Inept lawyers aside, the hasty trial was indisputably biased in favor of the prosecution, which sought to link the defendants inexorably with the crimes of the Confederacy. “If ever Justice sat with unbandaged, blood-shot eyes, she did so on this occasion,” said trial witness Henry Kyd Douglas, author of
I Rode with Stonewall
. Mary Surratt, along with three of her codefendants, was convicted and sentenced to hang. (The four other defendants were given life sentences.) Though few at the time doubted her guilt, almost no one believed she would actually die on the gallows given her sex and age. It was a surprise, then, that President Johnson's expected commutation of her sentence never came—even after the filing of a writ of habeas corpus and a clemency petition signed by five members of the military tribunal that had convicted her. Johnson later claimed he never saw the petition, and Holt was accused of withholding it from him—a charge he vigorously denied.

The trial left unanswered many questions that a more judicious, accountable proceeding might have resolved: Was Mrs. Surratt really an active participant, or merely at the periphery of the plot? If she was involved in the abortive kidnapping scheme, did that make her liable for Booth's subsequent decision to murder? Could it be that she was charmed by the handsome actor, a genuine superstar in his day, and unwittingly assisted him? Did she meet with some of the conspirators with malicious intent, or, as some supporters have claimed, simply as a gracious hostess to associates of her son's who were guests in her home? Lewis Powell, the Booth cohort who grievously wounded Secretary of State William Seward in an attempt to kill him on the night of Lincoln's assassination, attested to her innocence. On the other hand, George Atzerodt, who was supposed to kill Vice President Johnson that night, stated that she was fully involved. Both hanged with her.

And what of those accused conspirators who escaped the noose? Was Samuel Mudd, the doctor who set Booth's broken leg, really less culpable than Mary Surratt? He was given a life sentence and pardoned four years later. John Surratt Jr., a prime mover in the kidnapping plot, escaped to Canada after the assassination and was later captured in Egypt. He was tried and acquitted in a civilian court on charges nearly identical to his mother's.

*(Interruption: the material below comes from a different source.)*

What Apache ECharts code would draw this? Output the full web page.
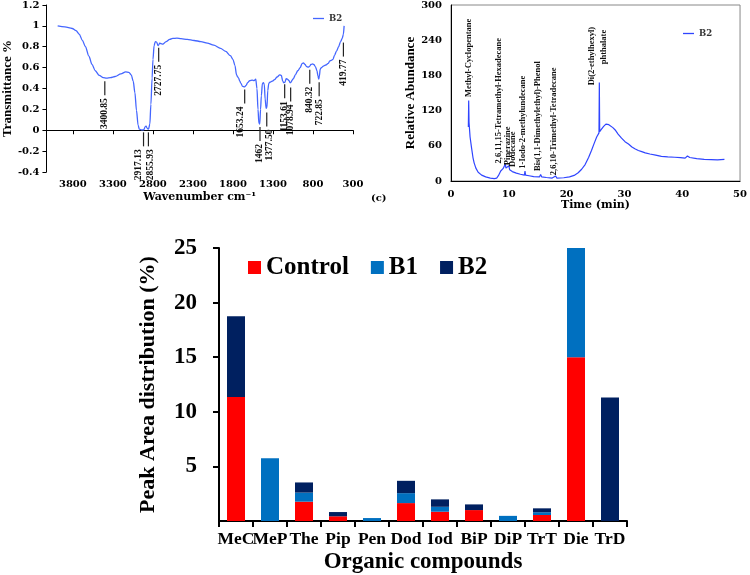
<!DOCTYPE html>
<html>
<head>
<meta charset="utf-8">
<script src="https://cdn.jsdelivr.net/npm/echarts@6/dist/echarts.min.js"></script>
<style>
  html, body { margin: 0; padding: 0; background: #fff; }
  #chart { width: 750px; height: 575px; }
</style>
</head>
<body>
<div id="chart"></div>
<script>
// FTIR spectrum of B2 (wavenumber cm-1, transmittance)
var irWavenumber = [3990, 3900, 3808, 3760, 3720, 3680, 3643, 3600, 3560, 3520, 3470, 3420, 3380, 3330, 3273, 3200, 3140, 3100, 3070, 3046, 3025, 3005, 2985, 2970, 2943, 2915, 2895, 2885, 2873, 2855, 2838, 2825, 2810, 2799, 2785, 2770, 2754, 2735, 2729, 2715, 2700, 2676, 2635, 2590, 2552, 2500, 2449, 2370, 2285, 2200, 2120, 2040, 1955, 1890, 1832, 1800, 1775, 1755, 1740, 1729, 1715, 1700, 1680, 1655, 1635, 1617, 1590, 1560, 1535, 1515, 1500, 1487, 1476, 1465, 1455, 1445, 1432, 1420, 1408, 1398, 1385, 1375, 1365, 1352, 1338, 1310, 1280, 1250, 1215, 1195, 1178, 1165, 1150, 1135, 1120, 1100, 1085, 1075, 1060, 1045, 1020, 990, 960, 935, 920, 900, 880, 860, 845, 825, 805, 790, 770, 750, 738, 728, 720, 710, 695, 670, 640, 610, 590, 570, 550, 530, 505, 480, 455, 435, 420, 411];
var irTransmittance = [1.0, 0.99, 0.975, 0.955, 0.92, 0.86, 0.80, 0.71, 0.63, 0.57, 0.525, 0.505, 0.50, 0.505, 0.515, 0.54, 0.56, 0.555, 0.53, 0.47, 0.36, 0.19, 0.05, 0.01, 0.004, 0.005, 0.035, 0.04, 0.02, 0.01, 0.06, 0.25, 0.5, 0.68, 0.81, 0.85, 0.845, 0.81, 0.815, 0.835, 0.83, 0.825, 0.85, 0.87, 0.88, 0.882, 0.878, 0.87, 0.86, 0.85, 0.835, 0.815, 0.785, 0.755, 0.715, 0.68, 0.62, 0.53, 0.51, 0.50, 0.47, 0.45, 0.42, 0.415, 0.43, 0.455, 0.475, 0.48, 0.475, 0.49, 0.40, 0.2, 0.07, 0.06, 0.2, 0.33, 0.45, 0.455, 0.44, 0.3, 0.21, 0.22, 0.38, 0.45, 0.46, 0.47, 0.485, 0.51, 0.53, 0.525, 0.47, 0.455, 0.46, 0.495, 0.49, 0.475, 0.455, 0.46, 0.48, 0.495, 0.53, 0.57, 0.6, 0.64, 0.645, 0.63, 0.61, 0.605, 0.61, 0.63, 0.635, 0.63, 0.61, 0.57, 0.52, 0.49, 0.52, 0.585, 0.6, 0.615, 0.625, 0.64, 0.665, 0.67, 0.68, 0.72, 0.76, 0.80, 0.85, 0.88, 0.92, 1.0];
// peak labels: text, transmittance where the leader starts, wavenumber where the text sits
var irPeakLabels = ['3400.85', '2917.13', '2855.93', '2727.75', '1653.24', '1462', '1377.50', '1153.61', '1078.94', '840.32', '722.85', '419.77'];
var irPeakTop = [0.47, -0.02, -0.02, 0.79, 0.39, 0.03, 0.17, 0.44, 0.41, 0.58, 0.46, 0.84];
var irPeakTextAt = [3400.85, 2980, 2830, 2727.75, 1700, 1462, 1345, 1153.61, 1078.94, 840.32, 722.85, 419.77];

// GC-MS chromatogram of B2 (time min, relative abundance)
var gcTime = [3.00, 3.06, 3.12, 3.3, 3.55, 3.8, 4.0, 4.3, 4.7, 5.3, 6.0, 6.8, 7.5, 7.9, 8.2, 8.6, 9.0, 9.3, 9.4, 9.5, 9.8, 10.0, 10.15, 10.6, 11.3, 12.0, 12.7, 12.8, 12.9, 13.5, 14.3, 15.3, 15.5, 15.7, 16.5, 17.5, 18.1, 18.3, 19.5, 20.5, 21.3, 22.0, 22.6, 23.2, 23.8, 24.3, 24.8, 25.2, 25.6, 25.66, 25.72, 26.0, 26.4, 26.8, 27.0, 27.3, 27.6, 28.0, 28.4, 28.9, 29.5, 30.1, 30.7, 31.3, 31.8, 32.4, 33.0, 33.3, 33.6, 34.4, 35.4, 36.4, 37.5, 38.7, 39.7, 40.5, 40.9, 41.3, 42.5, 43.8, 45.0, 46.1, 47.3];
var gcAbundance = [92, 137, 100, 75, 57, 40, 31, 22, 15, 10, 7, 5, 4, 5, 9, 17, 21, 22, 29, 22, 21, 26, 19, 16, 13.5, 11.5, 10, 17, 10, 9, 7.5, 7, 11, 7, 6, 5, 8.5, 5, 5.5, 7, 9.5, 14, 20, 28, 40, 52, 65, 75, 82, 168, 84, 88, 93, 97, 100, 96, 98, 91, 87, 80, 73, 67, 63, 58, 55, 52, 50, 53, 48, 46, 44, 42, 41, 40.5, 40, 39, 42.5, 40, 38, 37, 36.5, 36, 37];
// compound labels: text, retention time, abundance at the foot of the text
var gcCompounds = ['Methyl-Cyclopentane', '2,6,11,15-Tetramethyl-Hexadecane', 'Piperazine', 'Dodecane', '1-Iodo-2-methylundecane', 'Bis(1,1-Dimethylethyl)-Phenol', '2,6,10-Trimethyl-Tetradecane', 'Di(2-ethylhexyl)', 'phthalate'];
var gcCompoundTime = [3.1, 8.3, 9.75, 10.7, 12.5, 15.0, 17.8, 24.3, 26.4];
var gcCompoundBase = [143, 30, 27, 24, 21, 17, 10, 163, 199];

// peak area distribution (%)
var compounds = ['MeC', 'MeP', 'The', 'Pip', 'Pen', 'Dod', 'Iod', 'BiP', 'DiP', 'TrT', 'Die', 'TrD'];
var control = [11.35, 0, 1.77, 0.43, 0, 1.64, 0.85, 1.0, 0, 0.55, 15, 0];
var b1 = [0, 5.75, 0.83, 0, 0.27, 0.91, 0.45, 0, 0.47, 0.25, 10, 0];
var b2 = [7.4, 0, 0.93, 0.39, 0, 1.13, 0.68, 0.52, 0, 0.36, 0, 11.3];

var WIDE = '"DejaVu Serif", serif';
var TIMES = '"Liberation Serif", "Times New Roman", serif';

function zip(a, b) {
  return a.map(function (v, i) { return [v, b[i]]; });
}

function plain(v) {
  return String(parseFloat(v.toFixed(2)));
}

function irPeakItem(params, api) {
  var i = params.dataIndex;
  var top = api.coord([api.value(0), api.value(1)]);
  var txt = api.coord([irPeakTextAt[i], api.value(1)]);
  return {
    type: 'group',
    children: [{
      type: 'line',
      shape: { x1: top[0], y1: top[1], x2: top[0], y2: top[1] + 14 },
      style: { stroke: '#222', lineWidth: 1.2 }
    }, {
      type: 'text',
      x: txt[0],
      y: top[1] + 17,
      rotation: Math.PI / 2,
      style: {
        text: irPeakLabels[i], align: 'right', verticalAlign: 'middle',
        font: 'bold 9.5px ' + TIMES, fill: '#111'
      }
    }]
  };
}

function gcPeakItem(params, api) {
  var p = api.coord([api.value(0), api.value(1)]);
  return {
    type: 'text',
    x: p[0],
    y: p[1],
    rotation: Math.PI / 2,
    style: {
      text: gcCompounds[params.dataIndex], align: 'left', verticalAlign: 'middle',
      font: 'bold 8.5px ' + TIMES, fill: '#111'
    }
  };
}

var thinAxis = { show: true, lineStyle: { color: '#000', width: 1 } };
var smallLabel = { color: '#000', fontFamily: WIDE, fontWeight: 'bold', fontSize: 10, formatter: plain };
var lineLegendText = { color: '#333', fontFamily: WIDE, fontWeight: 'bold', fontSize: 8.5 };

var chart = echarts.init(document.getElementById('chart'), null, { renderer: 'canvas' });

chart.setOption({
  animation: false,
  backgroundColor: '#fff',
  grid: [
    { left: 44, top: 4, width: 309, height: 168 },
    { left: 451, top: 4, width: 292, height: 177, show: true, borderColor: '#888', borderWidth: 1, backgroundColor: 'transparent' },
    { left: 219, top: 248, width: 408, height: 273 }
  ],
  legend: [{
    data: ['FTIR B2'],
    left: 308, top: 9,
    icon: 'rect', itemWidth: 11, itemHeight: 1.3,
    formatter: function () { return 'B2'; },
    textStyle: lineLegendText
  }, {
    data: ['GC B2'],
    left: 678, top: 24,
    icon: 'rect', itemWidth: 11, itemHeight: 1.3,
    formatter: function () { return 'B2'; },
    textStyle: lineLegendText
  }, {
    data: ['Control', 'B1', 'B2'],
    left: 243, top: 250,
    icon: 'rect',
    itemWidth: 13, itemHeight: 13, itemGap: 22,
    textStyle: { color: '#000', fontFamily: TIMES, fontWeight: 'bold', fontSize: 25 }
  }],
  xAxis: [{
    type: 'value', gridIndex: 0,
    min: 300, max: 4130, interval: 500, inverse: true,
    axisLine: thinAxis,
    axisTick: { show: true, length: 4, lineStyle: { color: '#000' } },
    axisLabel: Object.assign({ margin: 7, showMaxLabel: false }, smallLabel),
    splitLine: { show: false },
    name: 'Wavenumber cm⁻¹', nameLocation: 'middle', nameGap: 20,
    nameTextStyle: { color: '#000', fontFamily: WIDE, fontWeight: 'bold', fontSize: 11 }
  }, {
    type: 'value', gridIndex: 1,
    min: 0, max: 50, interval: 10,
    axisLine: thinAxis,
    axisTick: { show: false },
    axisLabel: Object.assign({ margin: 8 }, smallLabel),
    splitLine: { show: false },
    name: 'Time (min)', nameLocation: 'middle', nameGap: 18,
    nameTextStyle: { color: '#000', fontFamily: WIDE, fontWeight: 'bold', fontSize: 11 }
  }, {
    type: 'category', gridIndex: 2,
    data: compounds,
    axisLine: { show: true, lineStyle: { color: '#000', width: 2 } },
    axisTick: { show: true, length: 6, alignWithLabel: false, lineStyle: { color: '#000', width: 2 } },
    axisLabel: { interval: 0, margin: 9, color: '#000', fontFamily: TIMES, fontWeight: 'bold', fontSize: 17.5 },
    name: 'Organic compounds', nameLocation: 'middle', nameGap: 30,
    nameTextStyle: { color: '#000', fontFamily: TIMES, fontWeight: 'bold', fontSize: 23 }
  }],
  yAxis: [{
    type: 'value', gridIndex: 0,
    min: -0.4, max: 1.2, interval: 0.2,
    axisLine: thinAxis,
    axisTick: { show: true, length: 4, lineStyle: { color: '#000' } },
    axisLabel: Object.assign({ margin: 7 }, smallLabel),
    splitLine: { show: false },
    name: 'Transmittance %', nameLocation: 'middle', nameGap: 29,
    nameTextStyle: { color: '#000', fontFamily: TIMES, fontWeight: 'bold', fontSize: 13 }
  }, {
    type: 'value', gridIndex: 1,
    min: 0, max: 300, interval: 60,
    axisLine: thinAxis,
    axisTick: { show: false },
    axisLabel: Object.assign({ margin: 9 }, smallLabel),
    splitLine: { show: false },
    name: 'Relative Abundance', nameLocation: 'middle', nameGap: 32,
    nameTextStyle: { color: '#000', fontFamily: TIMES, fontWeight: 'bold', fontSize: 13 }
  }, {
    type: 'value', gridIndex: 2,
    min: 0, max: 25, interval: 5,
    axisLine: { show: true, lineStyle: { color: '#000', width: 2 } },
    axisTick: { show: true, length: 6, lineStyle: { color: '#000', width: 2 } },
    axisLabel: { margin: 22, showMinLabel: false, color: '#000', fontFamily: TIMES, fontWeight: 'bold', fontSize: 23 },
    splitLine: { show: false },
    name: 'Peak Area distribution (%)', nameLocation: 'middle', nameGap: 60,
    nameTextStyle: { color: '#000', fontFamily: TIMES, fontWeight: 'bold', fontSize: 22 }
  }],
  series: [{
    name: 'FTIR B2', type: 'line', xAxisIndex: 0, yAxisIndex: 0,
    data: zip(irWavenumber, irTransmittance),
    symbol: 'none', smooth: 0.3, smoothMonotone: 'x',
    lineStyle: { color: '#4466ff', width: 1.3 },
    itemStyle: { color: '#4466ff' }
  }, {
    type: 'custom', xAxisIndex: 0, yAxisIndex: 0,
    data: zip(irPeakLabels.map(parseFloat), irPeakTop),
    renderItem: irPeakItem, z: 5
  }, {
    name: 'GC B2', type: 'line', xAxisIndex: 1, yAxisIndex: 1,
    data: zip(gcTime, gcAbundance),
    symbol: 'none',
    lineStyle: { color: '#2f45ff', width: 1.2 },
    itemStyle: { color: '#2f45ff' }
  }, {
    type: 'custom', xAxisIndex: 1, yAxisIndex: 1,
    data: zip(gcCompoundTime, gcCompoundBase),
    renderItem: gcPeakItem, z: 5
  }, {
    name: 'Control', type: 'bar', stack: 'area', xAxisIndex: 2, yAxisIndex: 2,
    data: control, barWidth: 18, itemStyle: { color: '#ff0000' }
  }, {
    name: 'B1', type: 'bar', stack: 'area', xAxisIndex: 2, yAxisIndex: 2,
    data: b1, barWidth: 18, itemStyle: { color: '#0070c0' }
  }, {
    name: 'B2', type: 'bar', stack: 'area', xAxisIndex: 2, yAxisIndex: 2,
    data: b2, barWidth: 18, itemStyle: { color: '#002060' }
  }],
  graphic: [{
    type: 'text', left: 371, top: 193,
    style: { text: '(c)', font: 'bold 10px ' + WIDE, fill: '#000' }
  }]
});
</script>
</body>
</html>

Then there was John Lloyd, the prime witness against Mrs. Surratt. Why wasn't he charged in the plot? After all, he provided Booth with guns and other supplies during his escape.

Mary Surratt's guilt or innocence still preoccupies historians and other interested folk. “It's addictive,” said Laurie Verge, a historian for the Maryland-National Park and Planning Commission, which oversees the restored Surratt home and business in Clinton. “Everyone is looking for that one bit of evidence that will settle once and for all the big question.”

In the meantime, the ghost smolders.